A new report from Goldman Sachs says that the family offices they surveyed were largely maintaining or increasing their exposure to real estate.
This is part of a greater pattern of “risk-on” allocation planned increase over the next 12 months. On average, 9% of funds were being put into real estate and infrastructure.
The report was based on surveys of 166 institutional family offices with net worth of at least $500 million.
“With the flexibility to invest across the risk spectrum, family offices have maintained a largely consistent approach to more aggressive allocations as they seek superior returns,” Meena Flynn, co-head of global private wealth management and co-lead of One Goldman Sachs Family Office Initiative, said in the report. “Planned risk-on allocations tell us they see strong opportunities to capture added alpha. This patient, strategic, long-term orientation is often an advantage in managing and preserving generational wealth.”
“Within real estate, 30% of family offices reported that they plan on increasing exposure to the residential sub-sector over the next 12 months, with another 30% looking to maintain their exposure,” according to the report. Goldman saw a focus on multifamily because it has natural demand throughout business cycles and because it’s considered a good hedge against inflation. That is true particularly now when an undersupply of housing stock in the U.S. combined with higher interest rates makes it less likely people can purchase their own homes.
According to WealthManagement.com, many family offices have capital on hand to put to work, with real estate being one asset class that can have tax advantages while producing cash flow. They are, however, being cautious at the same time given the churning in the banking sector.

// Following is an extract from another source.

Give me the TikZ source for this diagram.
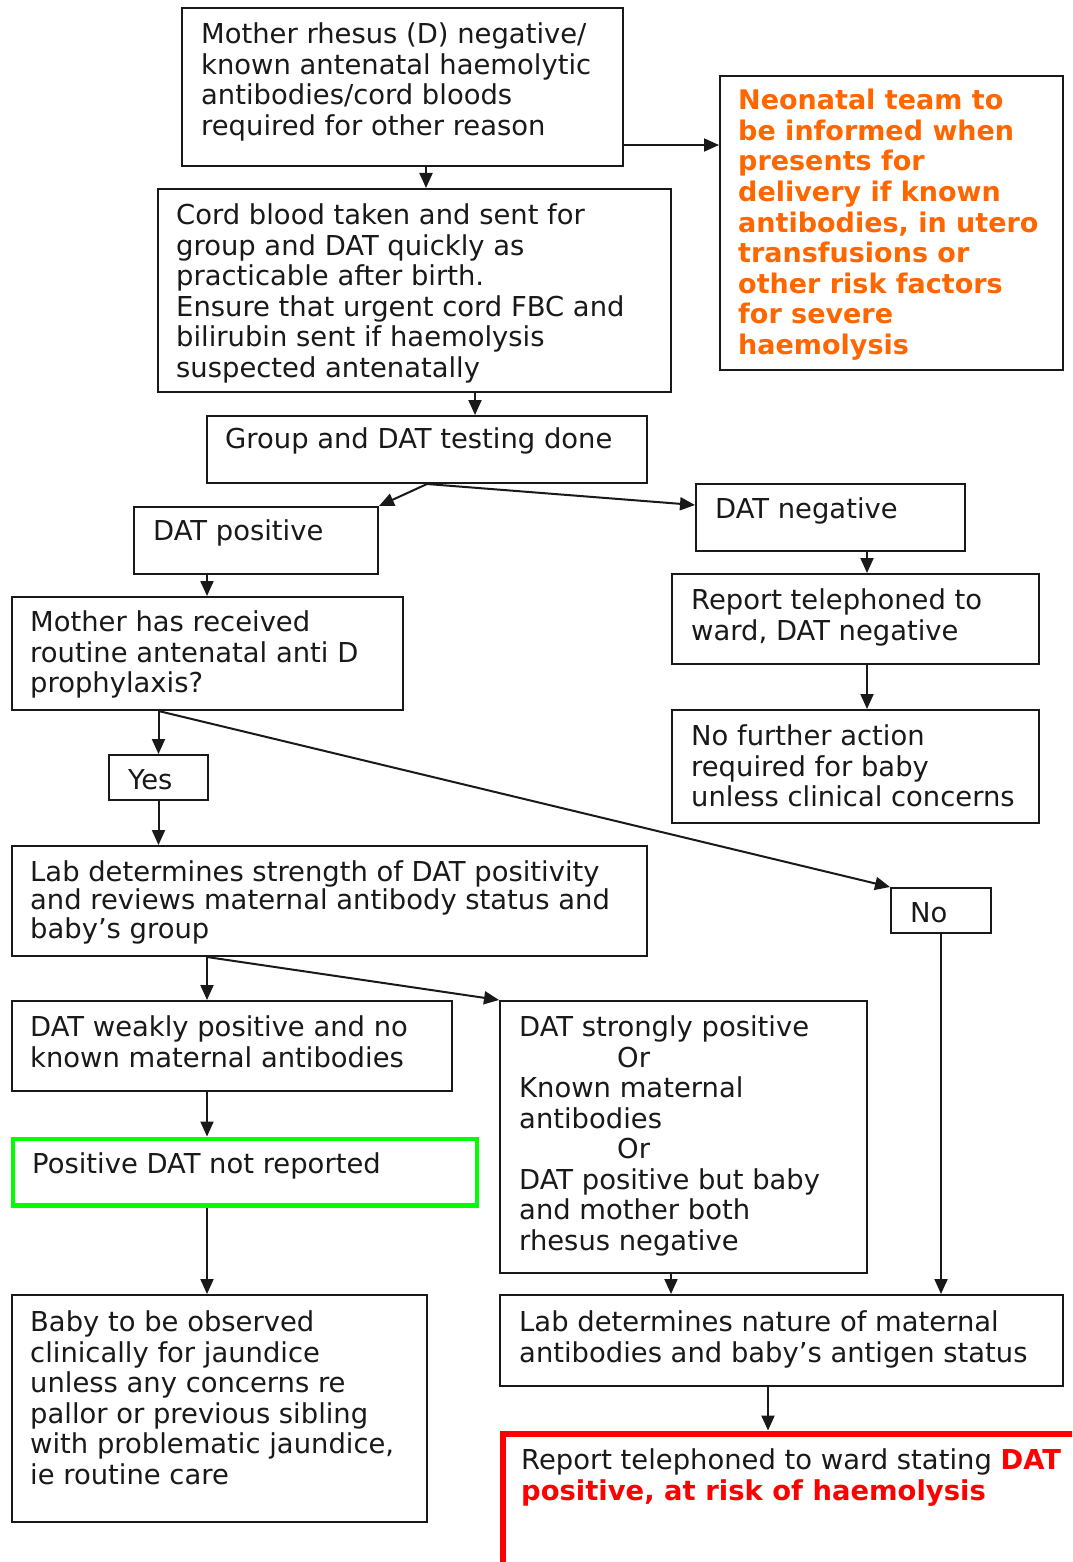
\documentclass[tikz,border=0pt]{standalone}
\usepackage{fontspec}
\setmainfont{DejaVu Sans}
\usepackage{xcolor}
\usetikzlibrary{arrows.meta,calc}
\definecolor{flink}{RGB}{25,25,25}
\definecolor{florange}{RGB}{255,102,0}
\definecolor{flgreen}{RGB}{0,255,0}
\definecolor{flred}{RGB}{255,0,0}
\tikzset{
  frame/.style={draw=flink, line width=2pt, inner sep=0pt, anchor=north west},
  okframe/.style={frame, draw=flgreen, line width=4.5pt},
  riskframe/.style={frame, draw=flred, line width=6pt},
  txt/.style={anchor=north west, inner sep=0pt, align=left, text=flink,
    font=\fontsize{27.4}{30.5}\selectfont},
  warn/.style={txt, text=florange, font=\fontsize{27}{30.6}\selectfont\bfseries},
  arr/.style={-{Triangle[length=15pt,width=13pt]}, draw=flink, line width=2pt}
}
\begin{document}
\begin{tikzpicture}[x=1pt, y=-1pt]
  \useasboundingbox (0,0) rectangle (1072,1562);
  \clip (0,0) rectangle (1072,1562);
  \fill[white] (0,0) rectangle (1072,1562);
  % frames
  \node[frame, minimum width=441, minimum height=158] (start) at (181,7) {};
  \node[frame, minimum width=343, minimum height=294] (neo) at (719,75) {};
  \node[frame, minimum width=513, minimum height=203] (cord) at (157,188) {};
  \node[frame, minimum width=440, minimum height=67] (test) at (206,415) {};
  \node[frame, minimum width=244, minimum height=67] (dpos) at (133,506) {};
  \node[frame, minimum width=269, minimum height=67] (dneg) at (695,483) {};
  \node[frame, minimum width=367, minimum height=90] (repneg) at (671,573) {};
  \node[frame, minimum width=367, minimum height=113] (noact) at (671,709) {};
  \node[frame, minimum width=391, minimum height=113] (antid) at (11,596) {};
  \node[frame, minimum width=99, minimum height=45] (yes) at (108,754) {};
  \node[frame, minimum width=100, minimum height=45] (no) at (890,887) {};
  \node[frame, minimum width=635, minimum height=110] (strength) at (11,845) {};
  \node[frame, minimum width=440, minimum height=90] (weak) at (11,1000) {};
  \node[frame, minimum width=367, minimum height=272] (strong) at (499,1000) {};
  \node[okframe, minimum width=464, minimum height=66.5] (notrep) at (10.5,1136.5) {};
  \node[frame, minimum width=415, minimum height=227] (observe) at (11,1294) {};
  \node[frame, minimum width=563, minimum height=91] (nature) at (499,1294) {};
  \node[riskframe, minimum width=700, minimum height=300] (risk) at (499.5,1430.5) {};
  % texts
  \node[txt] (startt) at (201,22.5) {Mother rhesus (D) negative/\\known antenatal haemolytic\\antibodies/cord bloods\\required for other reason};
  \node[warn] (neot) at (738,89) {Neonatal team to\\be informed when\\presents for\\delivery if known\\antibodies, in utero\\transfusions or\\other risk factors\\for severe\\haemolysis};
  \node[txt] (cordt) at (176,203.5) {Cord blood taken and sent for\\group and DAT quickly as\\practicable after birth.\\Ensure that urgent cord FBC and\\bilirubin sent if haemolysis\\suspected antenatally};
  \node[txt] (testt) at (225,427.5) {Group and DAT testing done};
  \node[txt] (dpost) at (153,519) {DAT positive};
  \node[txt] (dnegt) at (715,497) {DAT negative};
  \node[txt] (repnegt) at (691,588.5) {Report telephoned to\\ward, DAT negative};
  \node[txt] (noactt) at (691,724.5) {No further action\\required for baby\\unless clinical concerns};
  \node[txt] (antidt) at (30,610.5) {Mother has received\\routine antenatal anti D\\prophylaxis?};
  \node[txt] (yest) at (128,769.5) {Yes};
  \node[txt] (not) at (910,902.5) {No};
  \node[txt, font=\fontsize{27.4}{28.4}\selectfont] (strengtht) at (30,860.5) {Lab determines strength of DAT positivity\\and reviews maternal antibody status and\\baby’s group};
  \node[txt] (weakt) at (30,1015.5) {DAT weakly positive and no\\known maternal antibodies};
  \node[txt] (strongt) at (519,1015.5) {DAT strongly positive\\\hspace*{98pt}Or\\Known maternal\\antibodies\\\hspace*{98pt}Or\\DAT positive but baby\\and mother both\\rhesus negative};
  \node[txt] (notrept) at (32,1152.5) {Positive DAT not reported};
  \node[txt] (observet) at (30,1310.5) {Baby to be observed\\clinically for jaundice\\unless any concerns re\\pallor or previous sibling\\with problematic jaundice,\\ie routine care};
  \node[txt] (naturet) at (519,1310.5) {Lab determines nature of maternal\\antibodies and baby’s antigen status};
  \node[txt] (riskt) at (521,1448.5) {Report telephoned to ward stating {\bfseries\color{flred}DAT}\\{\bfseries\color{flred}positive, at risk of haemolysis}};
  % connectors
  \draw[arr] ($(start.south east)+(0,-22)$) coordinate (s1) -- (s1 -| neo.west);
  \draw[arr] ($(start.south west)+(245,0)$) coordinate (s2) -- (s2 |- cord.north);
  \draw[arr] ($(cord.south west)+(318,0)$) coordinate (s3) -- (s3 |- test.north);
  \draw[arr] (test.south) -- (dpos.north east);
  \draw[arr] (test.south) -- ($(dneg.north west)+(0,22)$);
  \draw[arr] ($(dneg.south west)+(172,0)$) coordinate (s4) -- (s4 |- repneg.north);
  \draw[arr] ($(repneg.south west)+(196,0)$) coordinate (s5) -- (s5 |- noact.north);
  \draw[arr] ($(dpos.south west)+(74,0)$) coordinate (s6) -- (s6 |- antid.north);
  \draw[arr] (yes.north |- antid.south) coordinate (s7) -- (yes.north);
  \draw[arr] (yes.south) -- (yes.south |- strength.north);
  \draw[arr] (s7) -- (no.north west);
  \draw[arr] ($(strength.south west)+(196,0)$) coordinate (s8) -- (s8 |- weak.north);
  \draw[arr] (s8) -- (strong.north west);
  \draw[arr] (s8 |- weak.south) -- (s8 |- notrep.north);
  \draw[arr] (s8 |- notrep.south) -- (s8 |- observe.north);
  \draw[arr] ($(strong.south west)+(172,0)$) coordinate (s9) -- (s9 |- nature.north);
  \draw[arr] (no.south) -- (no.south |- nature.north);
  \draw[arr] ($(nature.south west)+(269,0)$) coordinate (s10) -- (s10 |- risk.north);
\end{tikzpicture}
\end{document}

One way those two inclinations come together is bargain shopping. High-net-worth families and a few well-heeled developers have been bargain-hunting for Manhattan office-buildings and making an increasing share of purchases, according to Savills. Many are making snap decisions to purchase properties at significant discount. But that may be something of an anomaly.
Going back to the Goldman Sachs report, only 7% of family offices plan to invest more in office space and 4% in retail; 12% and 10% respectively plan to reduce their exposure. At the same time, there is “continued interest in warehouses and logistics centers that support the shift to e-commerce and onshoring” with 13% of family offices saying they plan to increase their exposure to industrial and 28% saying they wish to maintain it. “Other secular themes include towers and data-storage centers that enable digitization, assets related to renewables and sustainable food production, and lab facilities dedicated to biotech innovation.”